A few weeks ago, I was watching Lost, and I thought I heard the TARDIS showing up in the show. (At least, I thought it would’ve been awesome if it did. XD ) At the end of a particular scene, someone said something particularly dramatic, and then there was a “whoooooOOOSH” and the scene changed. That sound happened several times more during the episode, and despite all the “It’s the TARDIS! The TARDIS is everywhere!” entertainment I was having, I admitted in my heart of hearts that this was just Lost’s way of making the dramatic twists sink in.
Pretty soon, I noticed the same kind of thing happening in all kinds of shows, including Chuck and (I think) CSI. There seems to be a tendency toward a kind of rising hum or twang. Yet, that’s not the only option; Boston Legal’s score does the same thing, but it’s composed of jazzy vocals and stuff.
So, you’ve got rising action, a twist, an obligatory sound effect, and a quick scene change. I guess it’s a formula.
So why do I bring it up? I’ll get to that in a second. (Er, make that several seconds. -Future Me)
I’ve been looking over audio analysis techniques, wrapping my mind around how exactly I might go about implementing (or finding someone else’s implementation of) an FFT or DWT, getting to the point where I can understand this abstract, and I notice something there. The writers of that used something called MARSYAS. What’s that?
Well, Marsyas is an open-source C++ project that apparently is exactly as ambitious as MVTron would like to be in exactly the same ways. Although its main focus is music and other audio, apparently there’s MarsyasX, a branch or something, which is a reimagining of Marsyas to be more video-inclusive. Considering Marsyas’s seeming focus on feature extraction, similarity detection, and… well, all kinds of stuff, it seems like MVTron would be just another application in the sea over there. That takes a lot of (self-inflicted) pressure off of me as a lone programmer. :-p
It almost looks at this point like MVTron will end up being a project entirely submerged in Marsyas, maybe even to the point that it’s written in C++… but I guess I shouldn’t be so hasty.

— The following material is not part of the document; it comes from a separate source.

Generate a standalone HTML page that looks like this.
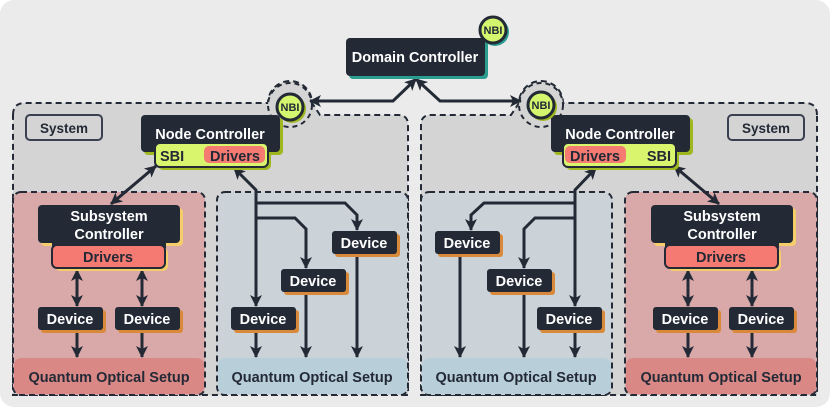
<!DOCTYPE html>
<html><head><meta charset="utf-8"><style>
body{margin:0;background:#fff}
svg{display:block}
text{font-family:"Liberation Sans",sans-serif;font-weight:bold}
</style></head><body>
<svg width="830" height="409" viewBox="0 0 830 409" xmlns="http://www.w3.org/2000/svg">
<defs>
<marker id="a" viewBox="0 0 12 12" refX="11" refY="6" markerWidth="12" markerHeight="12" markerUnits="userSpaceOnUse" orient="auto-start-reverse">
<path d="M0,0 L12,6 L0,12 L3,6 Z" fill="#232a36"/>
</marker>
</defs>
<rect x="0" y="0" width="830" height="407" rx="14" fill="#ebebeb"/>
<path d="M13,115 Q13,103 25,103 L268,103 A22,22 0 0 1 312,103 L320,115 L398,115 Q408,115 408,125 L408,395 L13,395 Z" fill="#d4d4d4" stroke="#232a36" stroke-width="2" stroke-dasharray="6,4"/>
<path d="M817,115 Q817,103 805,103 L563,103 A22,22 0 0 0 519,103 L511,115 L431,115 Q421,115 421,125 L421,395 L817,395 Z" fill="#d4d4d4" stroke="#232a36" stroke-width="2" stroke-dasharray="6,4"/>
<circle cx="290" cy="105" r="22" fill="#d4d4d4" stroke="#232a36" stroke-width="2" stroke-dasharray="5,4"/>
<circle cx="541" cy="105" r="22" fill="#d4d4d4" stroke="#232a36" stroke-width="2" stroke-dasharray="5,4"/>
<rect x="26" y="115" width="76" height="25" rx="4" fill="none" stroke="#3a4050" stroke-width="2"/>
<text x="64" y="133" font-size="13.5" text-anchor="middle" fill="#232a36">System</text>
<rect x="728" y="115" width="76" height="25" rx="4" fill="none" stroke="#3a4050" stroke-width="2"/>
<text x="766" y="133" font-size="13.5" text-anchor="middle" fill="#232a36">System</text>
<g stroke="#232a36" stroke-width="2" stroke-dasharray="6,4">
<rect x="13" y="192" width="192" height="203" rx="8" fill="#d9a9a9"/>
<rect x="217" y="192" width="191" height="203" rx="8" fill="#ccd3d8"/>
<rect x="421" y="192" width="191" height="203" rx="8" fill="#ccd3d8"/>
<rect x="625" y="192" width="192" height="203" rx="8" fill="#d9a9a9"/>
</g>
<rect x="14" y="358" width="190" height="36" rx="7" fill="#d98886"/>
<rect x="218" y="358" width="189" height="36" rx="7" fill="#b8cfd9"/>
<rect x="422" y="358" width="189" height="36" rx="7" fill="#b8cfd9"/>
<rect x="626" y="358" width="190" height="36" rx="7" fill="#d98886"/>
<g font-size="14.5" text-anchor="middle" fill="#232a36">
<text x="109" y="382">Quantum Optical Setup</text>
<text x="312" y="382">Quantum Optical Setup</text>
<text x="516" y="382">Quantum Optical Setup</text>
<text x="721" y="382">Quantum Optical Setup</text>
</g>
<g fill="none" stroke="#232a36" stroke-width="3">
<path d="M416,79 L393,101 L310,101" marker-start="url(#a)" marker-end="url(#a)"/>
<path d="M416,79 L440,101 L521,101" marker-start="url(#a)" marker-end="url(#a)"/>
<path d="M156,166 L111,204" marker-start="url(#a)" marker-end="url(#a)"/>
<path d="M674,166 L719,204" marker-start="url(#a)" marker-end="url(#a)"/>
<path d="M234,168 L256,190 L256,306" marker-start="url(#a)" marker-end="url(#a)"/>
<path d="M256,203 L345,203 L357,215 L357,230" marker-end="url(#a)"/>
<path d="M256,218 L295,218 L306,229 L306,268" marker-end="url(#a)"/>
<path d="M596,168 L575,190 L575,306" marker-start="url(#a)" marker-end="url(#a)"/>
<path d="M575,203 L484,203 L471,215 L471,230" marker-end="url(#a)"/>
<path d="M575,218 L535,218 L524,229 L524,268" marker-end="url(#a)"/>
<path d="M256,330 L256,357" marker-end="url(#a)"/>
<path d="M306,292 L306,357" marker-end="url(#a)"/>
<path d="M357,254 L357,357" marker-end="url(#a)"/>
<path d="M460,254 L460,357" marker-end="url(#a)"/>
<path d="M524,292 L524,357" marker-end="url(#a)"/>
<path d="M575,330 L575,357" marker-end="url(#a)"/>
<path d="M77,270 L77,306" marker-start="url(#a)" marker-end="url(#a)"/>
<path d="M142,270 L142,306" marker-start="url(#a)" marker-end="url(#a)"/>
<path d="M688,270 L688,306" marker-start="url(#a)" marker-end="url(#a)"/>
<path d="M752,270 L752,306" marker-start="url(#a)" marker-end="url(#a)"/>
<path d="M77,331 L77,357" marker-end="url(#a)"/>
<path d="M142,331 L142,357" marker-end="url(#a)"/>
<path d="M688,331 L688,357" marker-end="url(#a)"/>
<path d="M752,331 L752,357" marker-end="url(#a)"/>
</g>
<rect x="349" y="41" width="139" height="38" rx="4" fill="#2a9d8f"/>
<rect x="346" y="38" width="139" height="38" rx="4" fill="#232a36"/>
<text x="415" y="62" font-size="14.5" text-anchor="middle" fill="#fff">Domain Controller</text>
<circle cx="495" cy="32" r="14" fill="#2a9d8f"/>
<circle cx="493" cy="30" r="13" fill="#d4f56e" stroke="#232a36" stroke-width="3"/>
<text x="493" y="34" font-size="11" text-anchor="middle" fill="#232a36">NBI</text>
<rect x="144" y="118" width="139" height="37" rx="4" fill="#9fb81f"/>
<rect x="158" y="146" width="113" height="24" rx="5" fill="#9fb81f"/>
<rect x="141" y="115" width="139" height="37" rx="4" fill="#232a36"/>
<text x="210" y="139" font-size="14.5" text-anchor="middle" fill="#fff">Node Controller</text>
<rect x="155" y="143" width="113" height="24" rx="5" fill="#d9f56e" stroke="#232a36" stroke-width="2"/>
<text x="160" y="161" font-size="14.5" fill="#232a36">SBI</text>
<rect x="204" y="146" width="61" height="17" rx="5" fill="#f47a72"/>
<text x="235" y="161" font-size="14.5" text-anchor="middle" fill="#232a36">Drivers</text>
<circle cx="292" cy="109" r="14" fill="#9fb81f"/>
<circle cx="290" cy="107" r="13" fill="#d4f56e" stroke="#232a36" stroke-width="3"/>
<text x="290" y="111" font-size="11" text-anchor="middle" fill="#232a36">NBI</text>
<rect x="554" y="118" width="139" height="37" rx="4" fill="#9fb81f"/>
<rect x="566" y="146" width="113" height="24" rx="5" fill="#9fb81f"/>
<rect x="551" y="115" width="139" height="37" rx="4" fill="#232a36"/>
<text x="620" y="139" font-size="14.5" text-anchor="middle" fill="#fff">Node Controller</text>
<rect x="563" y="143" width="113" height="24" rx="5" fill="#d9f56e" stroke="#232a36" stroke-width="2"/>
<text x="671" y="161" font-size="14.5" text-anchor="end" fill="#232a36">SBI</text>
<rect x="565" y="146" width="61" height="17" rx="5" fill="#f47a72"/>
<text x="595" y="161" font-size="14.5" text-anchor="middle" fill="#232a36">Drivers</text>
<circle cx="543" cy="107" r="14" fill="#9fb81f"/>
<circle cx="541" cy="105" r="13" fill="#d4f56e" stroke="#232a36" stroke-width="3"/>
<text x="541" y="109" font-size="11" text-anchor="middle" fill="#232a36">NBI</text>
<g>
<rect x="41" y="208" width="142" height="38" rx="4" fill="#f5cd6a"/>
<rect x="55" y="248" width="113" height="23" rx="5" fill="#f5cd6a"/>
<rect x="38" y="205" width="142" height="38" rx="4" fill="#232a36"/>
<rect x="52" y="238" width="114" height="10" fill="#232a36"/>
<text x="109" y="221" font-size="14.5" text-anchor="middle" fill="#fff">Subsystem</text>
<text x="109" y="239" font-size="14.5" text-anchor="middle" fill="#fff">Controller</text>
<rect x="52" y="245" width="113" height="23" rx="5" fill="#f47a72" stroke="#232a36" stroke-width="2"/>
<text x="108" y="262" font-size="14.5" text-anchor="middle" fill="#232a36">Drivers</text>
</g>
<g>
<rect x="654" y="208" width="142" height="38" rx="4" fill="#f5cd6a"/>
<rect x="668" y="248" width="113" height="23" rx="5" fill="#f5cd6a"/>
<rect x="651" y="205" width="142" height="38" rx="4" fill="#232a36"/>
<rect x="665" y="238" width="114" height="10" fill="#232a36"/>
<text x="722" y="221" font-size="14.5" text-anchor="middle" fill="#fff">Subsystem</text>
<text x="722" y="239" font-size="14.5" text-anchor="middle" fill="#fff">Controller</text>
<rect x="665" y="245" width="113" height="23" rx="5" fill="#f47a72" stroke="#232a36" stroke-width="2"/>
<text x="721" y="262" font-size="14.5" text-anchor="middle" fill="#232a36">Drivers</text>
</g>
<g font-size="14.5" text-anchor="middle">
<g transform="translate(38,307)"><rect x="3" y="3" width="65" height="23" rx="3" fill="#d9893a"/><rect width="65" height="23" rx="3" fill="#232a36"/><text x="32" y="17" fill="#fff">Device</text></g>
<g transform="translate(115,307)"><rect x="3" y="3" width="65" height="23" rx="3" fill="#d9893a"/><rect width="65" height="23" rx="3" fill="#232a36"/><text x="32" y="17" fill="#fff">Device</text></g>
<g transform="translate(231,307)"><rect x="3" y="3" width="65" height="23" rx="3" fill="#d9893a"/><rect width="65" height="23" rx="3" fill="#232a36"/><text x="32" y="17" fill="#fff">Device</text></g>
<g transform="translate(281,269)"><rect x="3" y="3" width="65" height="23" rx="3" fill="#d9893a"/><rect width="65" height="23" rx="3" fill="#232a36"/><text x="32" y="17" fill="#fff">Device</text></g>
<g transform="translate(332,231)"><rect x="3" y="3" width="65" height="23" rx="3" fill="#d9893a"/><rect width="65" height="23" rx="3" fill="#232a36"/><text x="32" y="17" fill="#fff">Device</text></g>
<g transform="translate(435,231)"><rect x="3" y="3" width="65" height="23" rx="3" fill="#d9893a"/><rect width="65" height="23" rx="3" fill="#232a36"/><text x="32" y="17" fill="#fff">Device</text></g>
<g transform="translate(487,269)"><rect x="3" y="3" width="65" height="23" rx="3" fill="#d9893a"/><rect width="65" height="23" rx="3" fill="#232a36"/><text x="32" y="17" fill="#fff">Device</text></g>
<g transform="translate(537,307)"><rect x="3" y="3" width="65" height="23" rx="3" fill="#d9893a"/><rect width="65" height="23" rx="3" fill="#232a36"/><text x="32" y="17" fill="#fff">Device</text></g>
<g transform="translate(653,307)"><rect x="3" y="3" width="65" height="23" rx="3" fill="#d9893a"/><rect width="65" height="23" rx="3" fill="#232a36"/><text x="32" y="17" fill="#fff">Device</text></g>
<g transform="translate(729,307)"><rect x="3" y="3" width="65" height="23" rx="3" fill="#d9893a"/><rect width="65" height="23" rx="3" fill="#232a36"/><text x="32" y="17" fill="#fff">Device</text></g>
</g>
</svg>
</body></html>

I’ve only just heard of Marsyas, and besides, there’s an entry on their ideas page calling for “Porting the Marsyas dataflow architecture to Java.” ^_-
I ported the scene-detecting part of my AviSynth script to Groovy (using the AviSynth wrapper I was talking about yesterday), and it was still much slower than I’d have liked it to be. It paused every once in a while, probably to run a garbage collection pass or to find more space to allocate frames in. In the hopes that I could avoid this problem, I spent a few days to rewrite the library to be a three-layered system that was operable first, memory-safe second, and easy-to-use third.
It had previously been a two-layered system that was a low-level library first and a high-level library second. The middle layer is what was new here, but its arrival pretty much forced a complete refactoring of the two layers that surrounded it.
In any case, I think this was an important step to take, but it didn’t help the speed at all. So, I tried a few optimizations of the ported scene-detection script itself. First of all, I took away the kludge I was using to represent the boolean either-this-is-the-start-of-a-scene-or-it-isn’t stream. Rather than representing true and false with white frames and black frames, as I was forced to do in AviSynth, I represented them with, well, Groovy’s true and false. Instead of having the function return a Clip, I had it return a Closure (which itself would take an int and return a boolean). This did the trick. I took away six of the filters I was using in the script, and the speed improved markedly.
Once I put in some caching for the intermediate frames, the speed improved again by about 30%. Finally, I thought I’d push the limits of Groovy optimization a bit more by implementing it in Java. There was practically no improvement. Oh, well.
In the end, it tends to take about twice as long to process the scenes as it takes to actually play the movie. That’s still somewhat dismal, but I think it’s good enough for now. Maybe once I have a complete working prototype the speed improvements will follow.